Duke of Upper Tao
- Reign: 918 – 941
- Predecessor: Ashot
- Successor: Bagrat I
- Dynasty: Bagrationi
- Father: Adarnase III of Tao
- Religion: Eastern Orthodox Church

= Gurgen II of Tao =

Gurgen II "the Great" (გურგენ II დიდი, Gurgen Didi) (died February 14, 941) was a Georgian prince of the Bagratid dynasty of Tao-Klarjeti and hereditary ruler of Tao with the title of eristavt-eristavi, "duke of dukes". He also bore the Byzantine title of magistros.

The son of Adarnase III of Tao, Gurgen succeeded on the death of his paternal uncle Ashot Kukhi in 918. He features prominently in the medieval Georgian sources, being nicknamed as "the Great". A patron of local monastic communities, Gurgen presided over the construction of a new cathedral at Khandzta.

Gurgen was an energetic ruler and accumulated in his hands much power, ruling over Tao, parts of Klarjeti and Javakheti, and also Adjara and Nigali.

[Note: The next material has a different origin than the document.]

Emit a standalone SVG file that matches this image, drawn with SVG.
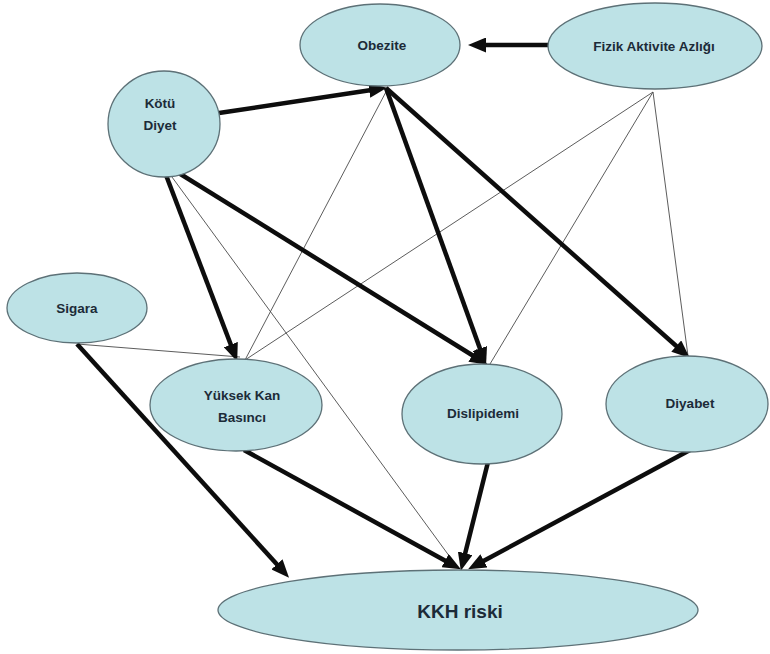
<svg xmlns="http://www.w3.org/2000/svg" width="770" height="654" viewBox="0 0 770 654">
  <style>
    .node ellipse { fill: #bde2e6; stroke: #5d7177; stroke-width: 1.3; }
    .node text { font-family: "Liberation Sans", Arial, sans-serif; font-size: 13.5px; font-weight: bold; fill: #1c2b38; text-anchor: middle; }
    .big text { font-size: 19px; }
    .thick { stroke: #0d0d0d; stroke-width: 4.5; fill: none; marker-end: url(#head); }
    .thin { stroke: #4a4a4a; stroke-width: 0.9; fill: none; }
  </style>
  <defs>
    <marker id="head" markerUnits="userSpaceOnUse" markerWidth="19" markerHeight="15" refX="9" refY="7.5" orient="auto">
      <path d="M0,0 L18,7.5 L0,15 z" fill="#0d0d0d"/>
    </marker>
  </defs>
  <rect width="770" height="654" fill="#ffffff"/>

  <g id="connectors">
    <!-- thin influence lines -->
    <line class="thin" x1="161" y1="162" x2="458" y2="568"/>
    <line class="thin" x1="388" y1="88" x2="245" y2="360"/>
    <line class="thin" x1="653" y1="92" x2="245" y2="360"/>
    <line class="thin" x1="653" y1="92" x2="490" y2="364"/>
    <line class="thin" x1="653" y1="92" x2="688" y2="356"/>
    <line class="thin" x1="77" y1="344" x2="240" y2="357" stroke-width="1.4"/>
    <!-- strong influence arrows -->
    <line class="thick" x1="550" y1="45" x2="477" y2="45"/>
    <line class="thick" x1="219" y1="113" x2="378" y2="89"/>
    <line class="thick" x1="161" y1="162" x2="234" y2="353"/>
    <line class="thick" x1="161" y1="162" x2="480" y2="360"/>
    <line class="thick" x1="386" y1="88" x2="483" y2="357"/>
    <line class="thick" x1="386" y1="88" x2="683" y2="352"/>
    <line class="thick" x1="77" y1="344" x2="283" y2="571"/>
    <line class="thick" x1="244" y1="450" x2="453" y2="565"/>
    <line class="thick" x1="488" y1="462" x2="463" y2="562"/>
    <line class="thick" x1="690" y1="450" x2="476" y2="565"/>
  </g>

  <g id="obezite" class="node">
    <ellipse cx="380" cy="45" rx="80" ry="41"/>
    <text x="382" y="50">Obezite</text>
  </g>
  <g id="fizik-aktivite" class="node">
    <ellipse cx="655" cy="46" rx="107" ry="43"/>
    <text x="654" y="51">Fizik Aktivite Azlığı</text>
  </g>
  <g id="kotu-diyet" class="node">
    <ellipse cx="164" cy="124" rx="56" ry="53"/>
    <text x="160" y="108">Kötü</text>
    <text x="160" y="130">Diyet</text>
  </g>
  <g id="sigara" class="node">
    <ellipse cx="77" cy="308" rx="70" ry="35"/>
    <text x="77" y="313">Sigara</text>
  </g>
  <g id="yuksek-kan-basinci" class="node">
    <ellipse cx="236" cy="405" rx="86" ry="46"/>
    <text x="242" y="400">Yüksek Kan</text>
    <text x="242" y="422">Basıncı</text>
  </g>
  <g id="dislipidemi" class="node">
    <ellipse cx="482" cy="414" rx="80" ry="50"/>
    <text x="483" y="418">Dislipidemi</text>
  </g>
  <g id="diyabet" class="node">
    <ellipse cx="687" cy="404" rx="81" ry="48"/>
    <text x="690" y="408">Diyabet</text>
  </g>
  <g id="kkh-riski" class="node big">
    <ellipse cx="458" cy="610" rx="240" ry="40"/>
    <text x="460" y="618">KKH riski</text>
  </g>
</svg>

The expansion of his territories was at the expense of his cousins and neighbours. Thus, sometime between 923 and 941, he wrested Klarjeti from his father-in-law Ashot "the Prompt", son of Bagrat I, giving him two other domains — western part of Javakheti and Adjara — in exchange. He further made a thrust at Armenian-held Samshvilde, as well.

Gurgen was married to a daughter of Ashot the Swift, member of the Bagratid line of Klarjeti. They had the only daughter who married the Abkhazian prince Bagrat, son of King Constantine III. With Gurgen’s death in 941, the Bagratid line of Tao became extinct and his state was divided among other branches of the dynasty.